### Given instruction
Look through the records below, count the lines with the word "recreates", and reply with only the number.

((

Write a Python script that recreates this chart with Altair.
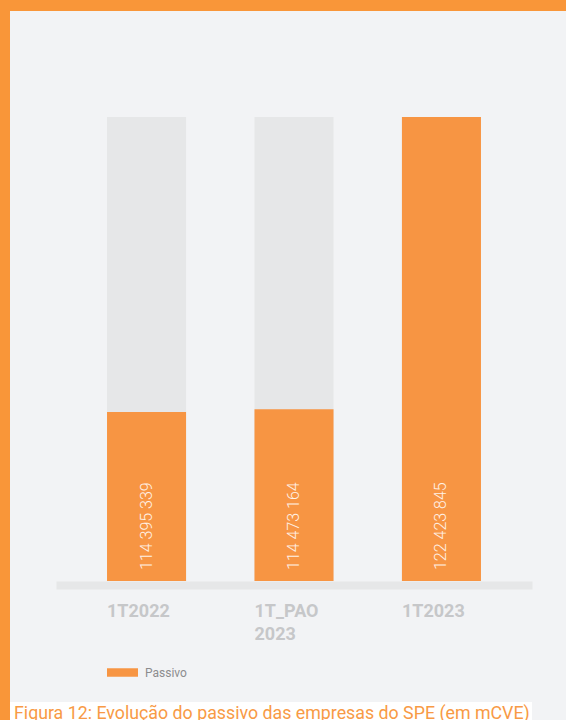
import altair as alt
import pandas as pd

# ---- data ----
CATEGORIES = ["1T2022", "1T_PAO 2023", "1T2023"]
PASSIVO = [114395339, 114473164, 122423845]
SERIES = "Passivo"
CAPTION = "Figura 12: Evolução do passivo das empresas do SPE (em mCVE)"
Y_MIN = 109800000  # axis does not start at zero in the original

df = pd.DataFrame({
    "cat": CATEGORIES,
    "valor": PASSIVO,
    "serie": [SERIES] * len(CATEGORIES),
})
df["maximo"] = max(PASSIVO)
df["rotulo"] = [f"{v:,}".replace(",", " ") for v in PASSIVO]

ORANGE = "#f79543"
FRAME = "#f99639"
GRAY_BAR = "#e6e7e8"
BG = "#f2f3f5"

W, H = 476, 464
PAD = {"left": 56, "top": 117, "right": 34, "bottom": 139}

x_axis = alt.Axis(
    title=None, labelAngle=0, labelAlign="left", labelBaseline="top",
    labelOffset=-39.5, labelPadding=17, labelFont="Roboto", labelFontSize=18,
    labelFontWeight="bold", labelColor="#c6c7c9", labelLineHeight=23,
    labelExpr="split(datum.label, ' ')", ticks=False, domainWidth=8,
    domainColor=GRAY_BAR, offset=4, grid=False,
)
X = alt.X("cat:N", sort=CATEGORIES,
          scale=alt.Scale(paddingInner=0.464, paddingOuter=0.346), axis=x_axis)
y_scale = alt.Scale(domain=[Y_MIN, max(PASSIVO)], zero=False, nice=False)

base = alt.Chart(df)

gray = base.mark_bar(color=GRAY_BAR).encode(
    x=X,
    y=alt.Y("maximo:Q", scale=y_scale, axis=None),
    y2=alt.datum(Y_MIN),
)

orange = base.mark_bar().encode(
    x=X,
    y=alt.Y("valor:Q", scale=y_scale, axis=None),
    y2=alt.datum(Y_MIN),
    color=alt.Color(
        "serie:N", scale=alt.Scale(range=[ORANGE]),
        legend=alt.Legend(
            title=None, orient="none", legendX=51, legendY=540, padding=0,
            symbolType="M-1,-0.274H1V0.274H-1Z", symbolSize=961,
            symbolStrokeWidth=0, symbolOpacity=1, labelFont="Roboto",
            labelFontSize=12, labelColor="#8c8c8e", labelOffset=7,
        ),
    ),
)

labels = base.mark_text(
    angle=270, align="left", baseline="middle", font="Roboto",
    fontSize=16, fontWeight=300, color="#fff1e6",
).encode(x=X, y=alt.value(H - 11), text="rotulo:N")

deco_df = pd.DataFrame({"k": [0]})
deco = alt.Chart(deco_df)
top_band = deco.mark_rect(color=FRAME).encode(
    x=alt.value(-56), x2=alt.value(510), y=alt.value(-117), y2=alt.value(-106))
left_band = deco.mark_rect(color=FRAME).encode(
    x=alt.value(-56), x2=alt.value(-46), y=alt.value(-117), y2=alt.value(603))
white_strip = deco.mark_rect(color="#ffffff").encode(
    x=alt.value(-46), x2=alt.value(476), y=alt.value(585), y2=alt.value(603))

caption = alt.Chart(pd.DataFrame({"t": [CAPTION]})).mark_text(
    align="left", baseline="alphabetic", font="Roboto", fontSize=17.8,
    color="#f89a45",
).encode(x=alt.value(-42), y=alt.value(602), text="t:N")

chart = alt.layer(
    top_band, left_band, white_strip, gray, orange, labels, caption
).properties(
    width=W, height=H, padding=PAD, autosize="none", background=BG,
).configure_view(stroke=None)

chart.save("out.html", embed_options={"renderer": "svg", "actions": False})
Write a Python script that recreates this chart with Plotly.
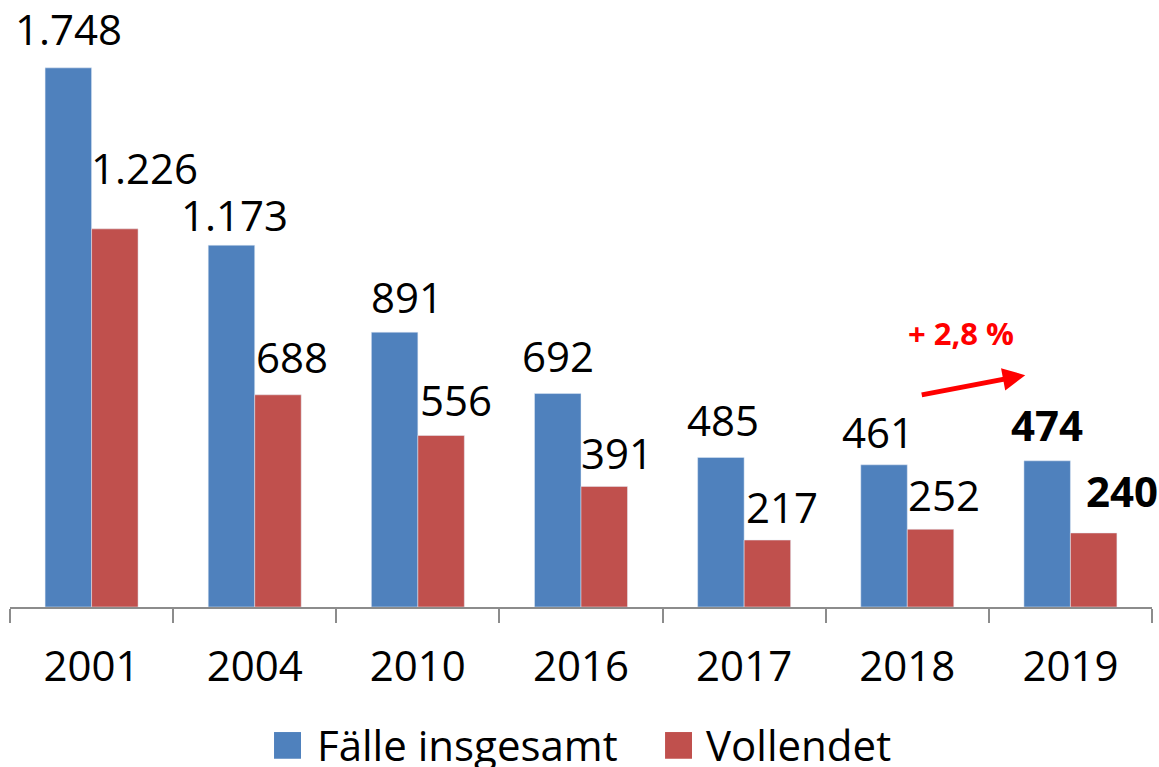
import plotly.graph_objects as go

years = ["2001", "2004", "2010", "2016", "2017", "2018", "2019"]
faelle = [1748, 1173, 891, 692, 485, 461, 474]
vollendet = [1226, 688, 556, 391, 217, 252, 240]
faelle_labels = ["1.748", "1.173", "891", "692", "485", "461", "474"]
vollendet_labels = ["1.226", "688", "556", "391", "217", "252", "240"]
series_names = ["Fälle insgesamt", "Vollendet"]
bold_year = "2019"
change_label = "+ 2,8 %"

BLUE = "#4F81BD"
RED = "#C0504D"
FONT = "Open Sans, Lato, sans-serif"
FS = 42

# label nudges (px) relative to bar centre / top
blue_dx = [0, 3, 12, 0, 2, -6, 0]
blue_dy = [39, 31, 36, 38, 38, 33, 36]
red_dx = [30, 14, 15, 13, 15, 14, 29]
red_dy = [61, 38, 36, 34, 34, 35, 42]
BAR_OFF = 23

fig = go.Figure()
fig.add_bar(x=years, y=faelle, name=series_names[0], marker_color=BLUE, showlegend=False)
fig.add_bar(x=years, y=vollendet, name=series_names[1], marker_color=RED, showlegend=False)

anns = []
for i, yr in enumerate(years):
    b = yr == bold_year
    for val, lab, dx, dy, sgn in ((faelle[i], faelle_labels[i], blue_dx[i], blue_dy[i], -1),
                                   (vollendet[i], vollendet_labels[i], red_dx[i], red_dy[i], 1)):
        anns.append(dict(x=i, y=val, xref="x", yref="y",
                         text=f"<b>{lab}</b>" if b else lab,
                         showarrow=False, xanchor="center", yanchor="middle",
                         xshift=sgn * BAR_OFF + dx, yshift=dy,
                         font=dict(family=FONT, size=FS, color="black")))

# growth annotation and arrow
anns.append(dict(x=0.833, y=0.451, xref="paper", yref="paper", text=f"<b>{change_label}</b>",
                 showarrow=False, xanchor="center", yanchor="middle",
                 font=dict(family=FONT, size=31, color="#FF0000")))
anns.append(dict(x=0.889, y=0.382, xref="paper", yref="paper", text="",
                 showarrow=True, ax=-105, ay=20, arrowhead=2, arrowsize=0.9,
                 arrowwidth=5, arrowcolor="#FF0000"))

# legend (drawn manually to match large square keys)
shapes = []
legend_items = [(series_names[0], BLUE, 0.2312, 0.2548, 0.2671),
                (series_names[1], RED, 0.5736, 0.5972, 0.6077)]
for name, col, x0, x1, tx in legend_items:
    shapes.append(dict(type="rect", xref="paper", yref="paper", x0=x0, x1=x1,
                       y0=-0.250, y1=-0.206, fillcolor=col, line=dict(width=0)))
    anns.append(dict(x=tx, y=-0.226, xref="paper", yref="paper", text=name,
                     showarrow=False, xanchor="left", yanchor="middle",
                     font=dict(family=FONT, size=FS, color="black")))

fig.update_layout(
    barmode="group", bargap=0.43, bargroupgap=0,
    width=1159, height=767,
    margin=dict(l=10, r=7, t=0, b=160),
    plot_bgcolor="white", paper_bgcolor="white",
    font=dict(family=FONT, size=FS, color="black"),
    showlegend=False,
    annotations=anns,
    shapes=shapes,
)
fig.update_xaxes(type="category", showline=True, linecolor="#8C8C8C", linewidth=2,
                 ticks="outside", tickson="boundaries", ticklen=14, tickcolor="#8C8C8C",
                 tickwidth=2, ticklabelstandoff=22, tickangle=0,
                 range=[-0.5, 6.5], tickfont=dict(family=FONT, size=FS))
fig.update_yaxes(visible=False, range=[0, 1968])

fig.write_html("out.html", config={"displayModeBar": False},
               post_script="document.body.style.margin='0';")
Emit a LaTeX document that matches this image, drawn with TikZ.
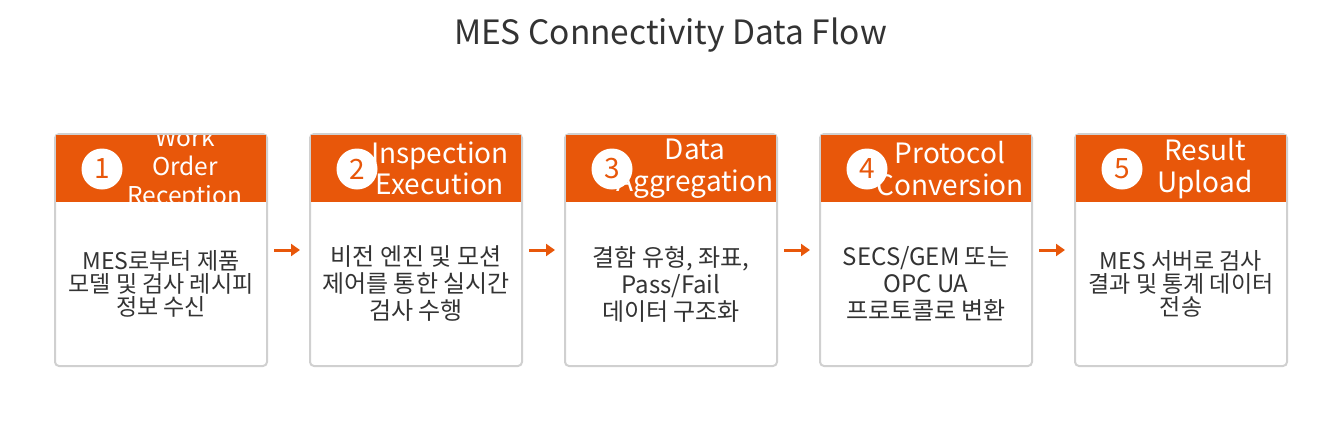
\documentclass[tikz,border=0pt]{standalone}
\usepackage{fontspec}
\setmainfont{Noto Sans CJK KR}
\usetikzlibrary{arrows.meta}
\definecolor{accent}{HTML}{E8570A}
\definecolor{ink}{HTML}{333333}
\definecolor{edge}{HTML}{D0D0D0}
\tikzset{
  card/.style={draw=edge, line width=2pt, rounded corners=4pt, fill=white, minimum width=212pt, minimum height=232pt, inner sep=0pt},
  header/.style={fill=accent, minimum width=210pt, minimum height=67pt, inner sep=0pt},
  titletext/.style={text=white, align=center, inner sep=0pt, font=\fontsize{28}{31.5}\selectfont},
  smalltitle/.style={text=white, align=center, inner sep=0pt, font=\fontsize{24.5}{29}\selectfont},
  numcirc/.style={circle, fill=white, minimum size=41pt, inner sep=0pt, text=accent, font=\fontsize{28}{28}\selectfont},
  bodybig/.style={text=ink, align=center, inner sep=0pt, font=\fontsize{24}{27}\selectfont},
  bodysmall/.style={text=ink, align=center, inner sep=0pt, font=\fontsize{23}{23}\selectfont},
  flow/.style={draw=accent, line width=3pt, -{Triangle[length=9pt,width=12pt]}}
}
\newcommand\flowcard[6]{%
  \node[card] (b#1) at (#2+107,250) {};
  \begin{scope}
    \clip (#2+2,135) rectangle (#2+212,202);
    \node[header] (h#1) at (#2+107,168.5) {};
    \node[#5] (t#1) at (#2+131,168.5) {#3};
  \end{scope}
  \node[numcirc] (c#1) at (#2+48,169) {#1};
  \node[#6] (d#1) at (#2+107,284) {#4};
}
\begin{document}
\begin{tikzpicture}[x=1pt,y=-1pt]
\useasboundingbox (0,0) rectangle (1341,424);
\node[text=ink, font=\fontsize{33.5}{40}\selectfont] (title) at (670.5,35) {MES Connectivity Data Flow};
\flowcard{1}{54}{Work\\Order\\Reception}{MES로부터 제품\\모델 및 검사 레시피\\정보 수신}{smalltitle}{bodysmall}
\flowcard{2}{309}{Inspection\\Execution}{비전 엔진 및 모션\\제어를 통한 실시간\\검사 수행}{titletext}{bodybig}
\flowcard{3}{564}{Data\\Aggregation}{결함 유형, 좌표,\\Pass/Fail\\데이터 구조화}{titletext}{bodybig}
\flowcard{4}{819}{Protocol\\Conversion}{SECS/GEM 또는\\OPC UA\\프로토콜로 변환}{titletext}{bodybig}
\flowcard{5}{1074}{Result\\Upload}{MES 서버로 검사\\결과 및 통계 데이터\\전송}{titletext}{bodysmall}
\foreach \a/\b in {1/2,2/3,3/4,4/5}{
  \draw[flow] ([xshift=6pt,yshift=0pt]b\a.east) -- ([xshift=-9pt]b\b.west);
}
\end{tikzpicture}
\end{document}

))

### Output below
2